L’importance de l’édit de Fontainebleau tient ainsi autant dans sa longévité active que dans sa première application. Cette permanence, malgré les preuves de son inefficacité, crée une véritable « culture de la Révocation » qui entraîne une culture de l’intolérance et marque durablement l’histoire de notre pays. Telle est la thèse que ce livre va défendre. Voilà pourquoi à la différence de tous ses prédécesseurs, en particulier ceux qui ont été publiés pour le tricentenaire, en 1985, il ne s’arrête pas aux lendemains immédiats de l’événement mais s’étend jusqu’à la Révolution. L’organisation de l’ouvrage en deux volets, chacun s’efforçant de répondre à une interrogation précise, traduit cette perspective. Le premier reprend la question classique posée dès l’origine de la prévisibilité de l’événement : l’édit de Fontainebleau est-il contenu dans l’édit de Nantes ? Derrière cette interrogation, il faut se demander si le régime de l’Édit est une simple parenthèse, son histoire se résumant à une dégradation continue des positions protestantes, ou s’il a joué un rôle dans les rapports entre catholiques et protestants. Le second aborde un problème plus difficile à résoudre, la longue durée d’une politique qui a fait la preuve de sa nocivité, l’incapacité de « révoquer la Révocation » en plein siècle des Lumières, avec des dirigeants souvent indifférents en matière religieuse. Un épilogue traitera des résonances de l’événement dont la mémoire encore vivante au XIXe siècle alimente le combat républicain pour la laïcité.
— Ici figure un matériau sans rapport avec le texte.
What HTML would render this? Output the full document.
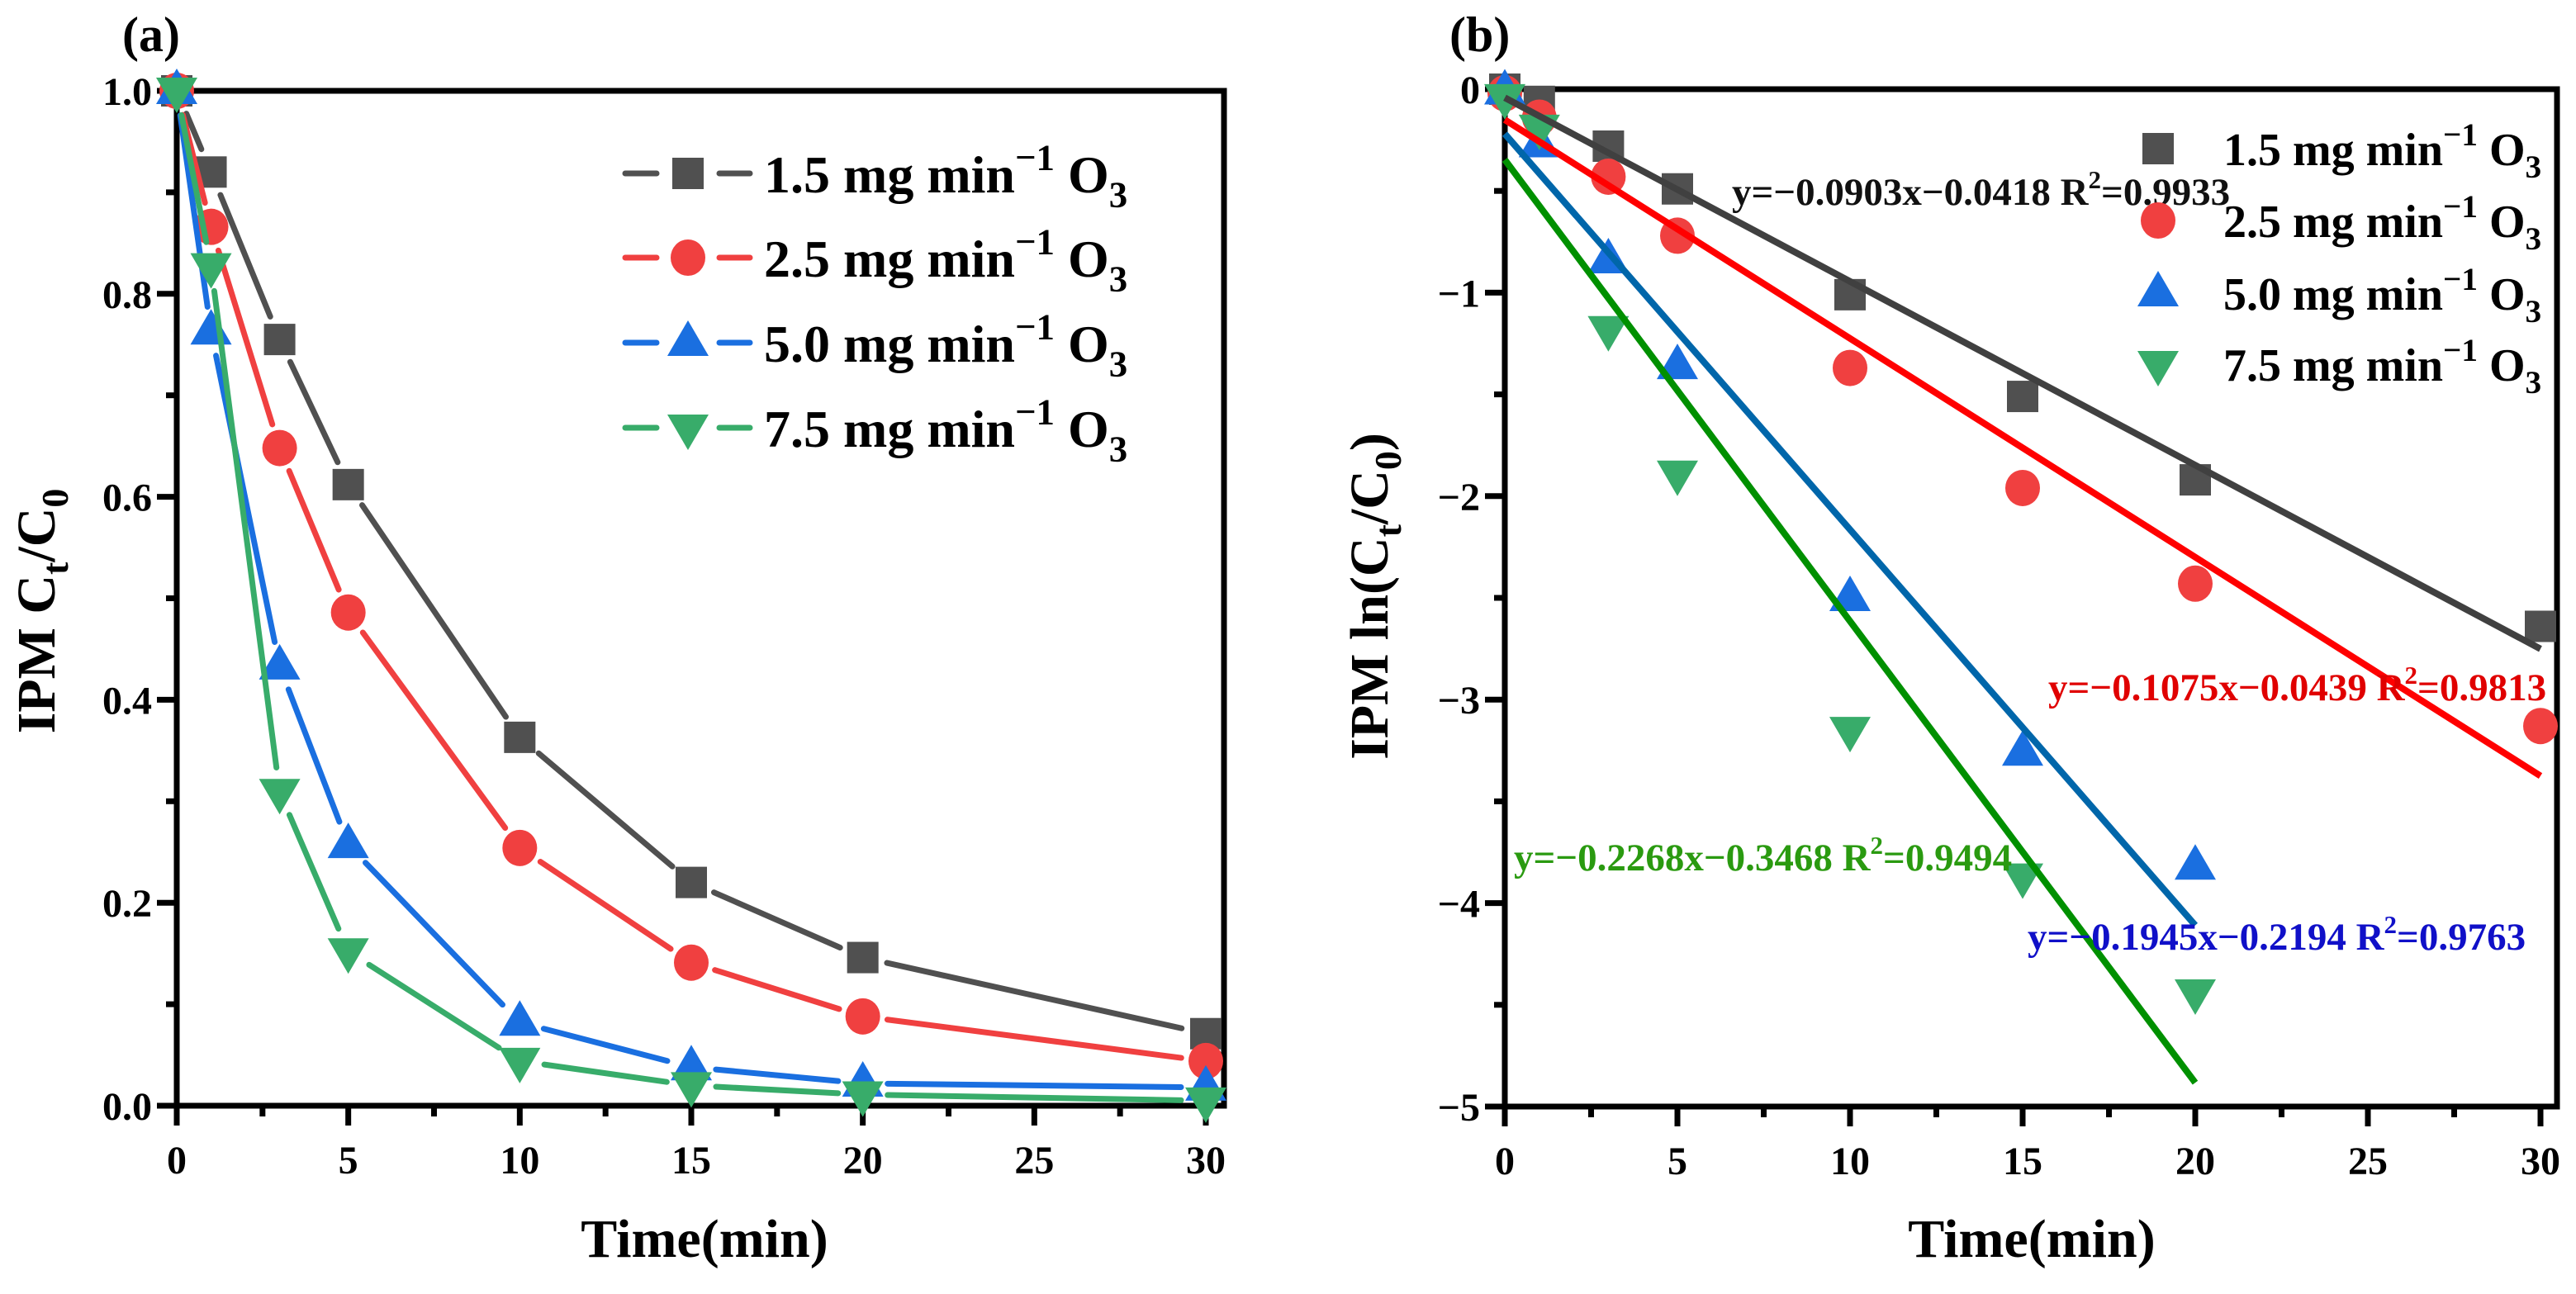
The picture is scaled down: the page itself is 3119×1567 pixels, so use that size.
<!DOCTYPE html>
<html><head><meta charset="utf-8"><style>
html,body{margin:0;padding:0;background:#fff;}
svg{display:block;font-family:"Liberation Serif","Times New Roman",serif;font-weight:bold;}
</style></head><body>
<svg id="fig" width="3119" height="1567" viewBox="0 0 3119 1567" xmlns="http://www.w3.org/2000/svg"></svg>
<script>
const times = [0, 1, 3, 5, 10, 15, 20, 30];
const seriesLabels = ["1.5", "2.5", "5.0", "7.5"];
const aBlack = [1.0, 0.92, 0.755, 0.612, 0.363, 0.22, 0.146, 0.071];
const aRed = [1.0, 0.866, 0.648, 0.486, 0.254, 0.141, 0.088, 0.044];
const aBlue = [1.0, 0.763, 0.433, 0.257, 0.082, 0.038, 0.022, 0.018];
const aGreen = [1.0, 0.827, 0.309, 0.152, 0.044, 0.02, 0.011, 0.005];
const bTimesLong = [0, 1, 3, 5, 10, 15, 20, 30];
const bTimesShort = [0, 1, 3, 5, 10, 15, 20];
const bBlack = [0, -0.06, -0.28, -0.49, -1.01, -1.51, -1.92, -2.64];
const bRed = [-0.02, -0.14, -0.43, -0.72, -1.37, -1.96, -2.43, -3.13];
const bBlue = [-0.01, -0.27, -0.84, -1.36, -2.50, -3.26, -3.82];
const bGreen = [-0.04, -0.19, -1.18, -1.89, -3.15, -3.87, -4.44];
const fitSlopes = [-0.0903, -0.1075, -0.1945, -0.2268];
const fitIntercepts = [-0.0418, -0.15, -0.2194, -0.3468];
const fitEnds = [30, 30, 20, 20];
const fitLabels = ["y=\u22120.0903x\u22120.0418 R", "y=\u22120.1075x\u22120.0439 R", "y=\u22120.1945x\u22120.2194 R", "y=\u22120.2268x\u22120.3468 R"];
const fitR2 = ["=0.9933", "=0.9813", "=0.9763", "=0.9494"];
const xTicks = [0, 5, 10, 15, 20, 25, 30];
const aYTicks = [0, 0.2, 0.4, 0.6, 0.8, 1.0];
const bYTicks = [0, -1, -2, -3, -4, -5];

const NS = "http://www.w3.org/2000/svg";
const svg = document.getElementById("fig");
function mk(tag, attrs, parent, text){
  const e = document.createElementNS(NS, tag);
  for (const k in attrs) e.setAttribute(k, attrs[k]);
  if (text !== undefined) e.textContent = text;
  (parent || svg).appendChild(e);
  return e;
}
const mColors = ["#505050", "#f04040", "#1a6fe0", "#38ac6a"];
const fitColors = ["#404040", "#ff0000", "#0066aa", "#009000"];
const annColors = ["#111111", "#e00000", "#1010c8", "#2a9a10"];

function marker(kind, cx, cy, color, parent, name){
  let e;
  if (kind === 0) e = mk("rect", {x: cx-19, y: cy-19, width: 38, height: 38, fill: color}, parent);
  else if (kind === 1) e = mk("ellipse", {cx: cx, cy: cy, rx: 21, ry: 22, fill: color}, parent);
  else if (kind === 2) e = mk("polygon", {points: `${cx},${cy-27} ${cx+25},${cy+16} ${cx-25},${cy+16}`, fill: color}, parent);
  else e = mk("polygon", {points: `${cx},${cy+27} ${cx+25},${cy-16} ${cx-25},${cy-16}`, fill: color}, parent);
  
  
  return e;
}

function axes(g, X0, X30, right, top, bottom, yTicks, yMin, yMax, yFmt, yMinorStep, panel){
  const sx = v => X0 + (X30 - X0) * v / 30;
  const sy = v => bottom - (bottom - top) * (v - yMin) / (yMax - yMin);
  const frame = mk("rect", {x: X0, y: top, width: right - X0, height: bottom - top, fill: "none", stroke: "#000", "stroke-width": 7}, g);
  
  
  for (let v = 0; v <= 30; v += 2.5) {
    const major = Math.abs(v % 5) < 1e-9;
    const t = mk("line", {x1: sx(v), x2: sx(v), y1: bottom, y2: bottom + (major ? 24 : 13), stroke: "#000", "stroke-width": 7}, g);
    
    
  }
  xTicks.forEach(v => {
    const t = mk("text", {x: sx(v), y: bottom + 82, "text-anchor": "middle", "font-size": 48}, g, String(v));
    
    
  });
  for (let v = yMin; v <= yMax + 1e-9; v += yMinorStep) {
    const major = yTicks.some(t => Math.abs(t - v) < 1e-6);
    const t = mk("line", {x1: X0, x2: X0 - (major ? 24 : 13), y1: sy(v), y2: sy(v), stroke: "#000", "stroke-width": 7}, g);
    
    
  }
  yTicks.forEach(v => {
    const t = mk("text", {x: X0 - 30, y: sy(v) + 17, "text-anchor": "end", "font-size": 48}, g, yFmt(v));
    
    
  });
  return {sx, sy};
}

function legendText(g, x, y, label, name, fs){
  const t = mk("text", {x: x, y: y, "font-size": fs}, g);
  
  
  mk("tspan", {}, t, label + " mg min");
  mk("tspan", {dy: -fs*0.43, "font-size": fs*0.7}, t, "\u22121");
  mk("tspan", {dy: fs*0.43}, t, " O");
  mk("tspan", {dy: fs*0.27, "font-size": fs*0.7}, t, "3");
}

/* ---------- Panel (a) ---------- */
const ga = mk("g", {});


const A = axes(ga, 214, 1460, 1482, 110, 1339, aYTicks, 0, 1, v => v.toFixed(1), 0.1, 'panel-a');
const pa = mk("text", {x: 148, y: 62, "font-size": 60}, ga, "(a)");


const xa = mk("text", {x: 853, y: 1522, "text-anchor": "middle", "font-size": 66}, ga, "Time(min)");


const ya = mk("text", {transform: "translate(66,740) rotate(-90)", "text-anchor": "middle", "font-size": 66}, ga);


mk("tspan", {}, ya, "IPM C");
mk("tspan", {dy: 16, "font-size": 46}, ya, "t");
mk("tspan", {dy: -16}, ya, "/C");
mk("tspan", {dy: 16, "font-size": 46}, ya, "0");

[aBlack, aRed, aBlue, aGreen].forEach((vals, si) => {
  const sg = mk("g", {}, ga);
  
  
  const pts = vals.map((v, i) => [A.sx(times[i]), A.sy(v)]);
  for (let i = 0; i < pts.length - 1; i++) {
    const [x1, y1] = pts[i], [x2, y2] = pts[i+1];
    const d = Math.hypot(x2 - x1, y2 - y1), gap = 30;
    if (d <= 2 * gap) continue;
    const ux = (x2 - x1) / d, uy = (y2 - y1) / d;
    const l = mk("line", {x1: x1 + ux*gap, y1: y1 + uy*gap, x2: x2 - ux*gap, y2: y2 - uy*gap, stroke: mColors[si], "stroke-width": 7, "stroke-linecap": "round"}, sg);
    
    
  }
  pts.forEach(p => marker(si, p[0], p[1], mColors[si], sg, 'data-point'));
});
const legA = [210, 312, 415, 518];
legA.forEach((y, si) => {
  const lg = mk("g", {}, ga);
  
  
  mk("line", {x1: 757, x2: 795, y1: y, y2: y, stroke: mColors[si], "stroke-width": 7, "stroke-linecap": "round"}, lg);
  mk("line", {x1: 871, x2: 908, y1: y, y2: y, stroke: mColors[si], "stroke-width": 7, "stroke-linecap": "round"}, lg);
  marker(si, 833, y, mColors[si], lg, 'legend-marker');
  legendText(lg, 925, y + 23, seriesLabels[si], 'legend-label', 64);
});

/* ---------- Panel (b) ---------- */
const gb = mk("g", {});


const B = axes(gb, 1822, 3076, 3096, 108, 1340, bYTicks, -5, 0, v => v === 0 ? "0" : "\u2212" + Math.abs(v), 0.5, 'panel-b');
const pb = mk("text", {x: 1755, y: 62, "font-size": 60}, gb, "(b)");


const xb = mk("text", {x: 2460, y: 1522, "text-anchor": "middle", "font-size": 66}, gb, "Time(min)");


const yb = mk("text", {transform: "translate(1680,722) rotate(-90)", "text-anchor": "middle", "font-size": 66}, gb);


mk("tspan", {}, yb, "IPM ln(C");
mk("tspan", {dy: 16, "font-size": 46}, yb, "t");
mk("tspan", {dy: -16}, yb, "/C");
mk("tspan", {dy: 16, "font-size": 46}, yb, "0");
mk("tspan", {dy: -16}, yb, ")");

[[bTimesLong, bBlack], [bTimesLong, bRed], [bTimesShort, bBlue], [bTimesShort, bGreen]].forEach(([ts, vals], si) => {
  const sg = mk("g", {}, gb);
  
  
  vals.forEach((v, i) => marker(si, B.sx(ts[i]), B.sy(v), mColors[si], sg, 'data-point'));
});
fitSlopes.forEach((k, si) => {
  const b0 = fitIntercepts[si], xe = fitEnds[si];
  const l = mk("line", {x1: B.sx(0), y1: B.sy(b0), x2: B.sx(xe), y2: B.sy(b0 + k * xe), stroke: fitColors[si], "stroke-width": 8}, gb);
  
  
});
const annPos = [[2097, 248], [2480, 848], [2455, 1150], [1833, 1054]];
annPos.forEach((p, si) => {
  const t = mk("text", {x: p[0], y: p[1], "font-size": 47, fill: annColors[si]}, gb);
  
  
  mk("tspan", {}, t, fitLabels[si]);
  mk("tspan", {dy: -20, "font-size": 31}, t, "2");
  mk("tspan", {dy: 20}, t, fitR2[si]);
});
const legB = [180, 267, 355, 441];
legB.forEach((y, si) => {
  const lg = mk("g", {}, gb);
  
  
  marker(si, 2613, y, mColors[si], lg, 'legend-marker');
  legendText(lg, 2692, y + 20, seriesLabels[si], 'legend-label', 56);
});
</script>
</body></html>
Chemin faisant, il est impossible de faire l’économie du contexte international, affirmé d’ailleurs d’entrée de jeu dans le préambule de l’édit de Fontainebleau. S’il existe un événement français dont les répercussions sont aussi fortes pour le monde occidental, c’est bien celui-ci, et pas seulement à cause de la domination incontestable de la France au temps du Grand Roi.